La violencia étnica y
sociocultural: de las “sociedades mayoritarias” sobre
“las sociedades minoritarias”. Los Estados
centroamericanos y sus políticas
estructurales racistas. El genocidio y las defensas territoriales. Represión sistemática y continua. Las poblaciones indígenas (que en Guatemala son mayoría, pero igualmente oprimidas) son, históricamente, objeto de exclusión
económico-social. No es raro escuchar en la región el infamante dicho de “seré
pobre pero no indio”. Un racismo visceral atraviesa los países de la zona, lo
cual constituye una tremenda violación de derechos básicos; siempre,
sistemáticamente, los peores índices económicos y de marginación se encuentran
en estos grupos (pueblos originarios o afrodescendientes).
5.
La violencia
psicológica y física normalizada en la cotidianeidad: la delincuencia. Cultura de violencia generalizada. Delincuencia
común, crimen organizado, narcoactividad, contrabando, trata de personas y
derivados. En cualquier esquina un ciudadano puede ser asaltado, a veces con
lujo de violencia, para que se le sustraiga un reloj, o un teléfono celular. La
vida cotidiana no es fácil. Por cualquier momento se puede generar una
balacera, y ver cadáveres por allí es algo relativamente cotidiano.
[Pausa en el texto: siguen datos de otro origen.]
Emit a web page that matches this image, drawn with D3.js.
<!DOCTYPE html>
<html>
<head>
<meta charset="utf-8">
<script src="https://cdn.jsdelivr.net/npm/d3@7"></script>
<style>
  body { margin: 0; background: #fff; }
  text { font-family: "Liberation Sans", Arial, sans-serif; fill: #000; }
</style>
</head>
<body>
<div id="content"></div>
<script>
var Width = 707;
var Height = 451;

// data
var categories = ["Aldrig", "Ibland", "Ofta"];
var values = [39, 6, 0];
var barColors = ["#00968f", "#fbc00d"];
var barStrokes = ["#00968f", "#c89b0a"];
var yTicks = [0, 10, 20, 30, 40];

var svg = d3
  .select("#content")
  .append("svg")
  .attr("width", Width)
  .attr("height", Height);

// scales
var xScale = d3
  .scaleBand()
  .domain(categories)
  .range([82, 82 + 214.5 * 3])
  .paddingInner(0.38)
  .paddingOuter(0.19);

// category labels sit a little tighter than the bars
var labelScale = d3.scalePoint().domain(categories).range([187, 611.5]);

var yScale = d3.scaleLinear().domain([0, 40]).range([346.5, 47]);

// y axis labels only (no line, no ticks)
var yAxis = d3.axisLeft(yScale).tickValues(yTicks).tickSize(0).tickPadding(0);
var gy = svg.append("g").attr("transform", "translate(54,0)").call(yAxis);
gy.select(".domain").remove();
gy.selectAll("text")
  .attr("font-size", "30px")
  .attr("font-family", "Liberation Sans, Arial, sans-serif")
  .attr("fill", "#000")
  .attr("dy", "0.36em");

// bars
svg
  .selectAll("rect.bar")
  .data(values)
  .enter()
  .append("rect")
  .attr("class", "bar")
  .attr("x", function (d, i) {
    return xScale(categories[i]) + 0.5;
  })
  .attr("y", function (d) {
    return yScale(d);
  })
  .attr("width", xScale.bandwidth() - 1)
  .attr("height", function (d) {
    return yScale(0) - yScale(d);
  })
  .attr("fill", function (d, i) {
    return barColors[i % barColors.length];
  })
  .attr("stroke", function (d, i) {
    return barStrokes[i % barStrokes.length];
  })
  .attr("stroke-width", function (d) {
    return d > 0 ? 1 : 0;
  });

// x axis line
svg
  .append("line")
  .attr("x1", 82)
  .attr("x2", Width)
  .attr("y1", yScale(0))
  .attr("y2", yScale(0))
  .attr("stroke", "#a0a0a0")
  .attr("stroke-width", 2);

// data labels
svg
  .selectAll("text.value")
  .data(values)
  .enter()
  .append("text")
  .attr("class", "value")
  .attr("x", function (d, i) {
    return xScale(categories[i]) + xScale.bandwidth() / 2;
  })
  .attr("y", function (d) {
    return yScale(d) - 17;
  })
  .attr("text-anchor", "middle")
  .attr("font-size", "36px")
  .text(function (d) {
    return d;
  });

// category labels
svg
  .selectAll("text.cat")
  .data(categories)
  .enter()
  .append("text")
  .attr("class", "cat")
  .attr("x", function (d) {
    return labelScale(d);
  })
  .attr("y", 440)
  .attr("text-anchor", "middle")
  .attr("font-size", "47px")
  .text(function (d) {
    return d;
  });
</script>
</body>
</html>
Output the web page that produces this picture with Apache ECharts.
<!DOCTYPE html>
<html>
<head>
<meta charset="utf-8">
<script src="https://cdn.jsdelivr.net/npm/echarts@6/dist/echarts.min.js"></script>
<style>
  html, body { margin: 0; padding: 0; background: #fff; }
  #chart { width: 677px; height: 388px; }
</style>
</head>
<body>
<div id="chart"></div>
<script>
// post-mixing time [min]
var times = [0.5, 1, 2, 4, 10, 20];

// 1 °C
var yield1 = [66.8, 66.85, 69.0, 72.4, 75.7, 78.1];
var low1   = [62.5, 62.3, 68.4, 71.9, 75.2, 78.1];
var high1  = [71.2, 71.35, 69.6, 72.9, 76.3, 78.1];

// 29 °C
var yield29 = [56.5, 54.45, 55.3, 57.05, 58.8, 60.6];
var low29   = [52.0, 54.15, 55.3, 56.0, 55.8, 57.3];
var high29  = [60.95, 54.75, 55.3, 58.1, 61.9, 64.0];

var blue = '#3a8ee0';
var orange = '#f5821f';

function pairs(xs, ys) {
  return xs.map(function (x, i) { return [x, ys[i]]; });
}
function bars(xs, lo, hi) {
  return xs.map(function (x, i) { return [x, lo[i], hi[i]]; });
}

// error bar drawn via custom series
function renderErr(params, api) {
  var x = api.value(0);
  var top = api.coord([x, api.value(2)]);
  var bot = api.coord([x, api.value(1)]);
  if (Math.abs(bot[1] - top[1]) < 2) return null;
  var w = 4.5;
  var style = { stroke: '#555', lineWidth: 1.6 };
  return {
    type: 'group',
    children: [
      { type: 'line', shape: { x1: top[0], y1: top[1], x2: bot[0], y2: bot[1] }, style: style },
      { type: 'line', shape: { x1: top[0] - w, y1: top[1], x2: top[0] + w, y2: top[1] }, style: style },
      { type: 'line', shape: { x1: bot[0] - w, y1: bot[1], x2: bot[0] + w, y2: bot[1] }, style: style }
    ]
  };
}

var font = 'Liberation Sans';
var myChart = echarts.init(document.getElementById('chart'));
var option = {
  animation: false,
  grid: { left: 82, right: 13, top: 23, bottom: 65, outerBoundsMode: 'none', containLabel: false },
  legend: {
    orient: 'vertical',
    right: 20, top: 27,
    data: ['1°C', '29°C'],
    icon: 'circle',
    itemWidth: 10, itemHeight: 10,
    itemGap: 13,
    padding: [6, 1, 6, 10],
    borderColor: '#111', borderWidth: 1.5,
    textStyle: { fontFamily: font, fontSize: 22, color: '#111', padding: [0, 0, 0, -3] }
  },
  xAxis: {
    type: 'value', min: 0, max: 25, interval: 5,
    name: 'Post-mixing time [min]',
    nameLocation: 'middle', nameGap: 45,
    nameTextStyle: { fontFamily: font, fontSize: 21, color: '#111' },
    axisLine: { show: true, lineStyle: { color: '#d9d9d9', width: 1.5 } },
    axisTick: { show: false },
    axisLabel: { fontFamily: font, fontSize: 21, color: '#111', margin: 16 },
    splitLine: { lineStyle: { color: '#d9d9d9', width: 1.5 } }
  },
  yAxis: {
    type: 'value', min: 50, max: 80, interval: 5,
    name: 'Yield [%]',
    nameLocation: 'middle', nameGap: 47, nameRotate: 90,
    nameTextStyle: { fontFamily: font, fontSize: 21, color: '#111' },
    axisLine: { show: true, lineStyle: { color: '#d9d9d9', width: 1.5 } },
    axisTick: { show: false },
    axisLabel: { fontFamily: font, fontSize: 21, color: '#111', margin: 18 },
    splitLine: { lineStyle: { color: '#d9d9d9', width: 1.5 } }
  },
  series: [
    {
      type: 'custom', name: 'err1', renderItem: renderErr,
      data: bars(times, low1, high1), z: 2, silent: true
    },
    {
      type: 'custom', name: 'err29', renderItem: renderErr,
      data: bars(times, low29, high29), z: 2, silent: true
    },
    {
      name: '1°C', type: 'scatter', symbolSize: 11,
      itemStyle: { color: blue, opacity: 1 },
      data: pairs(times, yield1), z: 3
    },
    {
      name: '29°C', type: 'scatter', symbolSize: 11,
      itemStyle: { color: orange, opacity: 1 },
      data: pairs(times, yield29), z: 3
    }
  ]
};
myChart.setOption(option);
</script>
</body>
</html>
La
violencia pasó a ser “normal”.
¿Cómo cambiar todo esto?
Revertir
esa cultura ya instaurada en los imaginarios colectivos implica un muy fuerte y
prolongado trabajo multifactorial. Deben ser los Estados, con políticas
públicas sostenibles, los encargados de llevar adelante esos proyectos. Ello
implica, como mínimo, un sustancial mejoramiento en las condiciones de vida de
las poblaciones y un muy hondo cuestionamiento educativo-cultural, pensando en
cambios que se verán no inmediatamente sino en las próximas generaciones.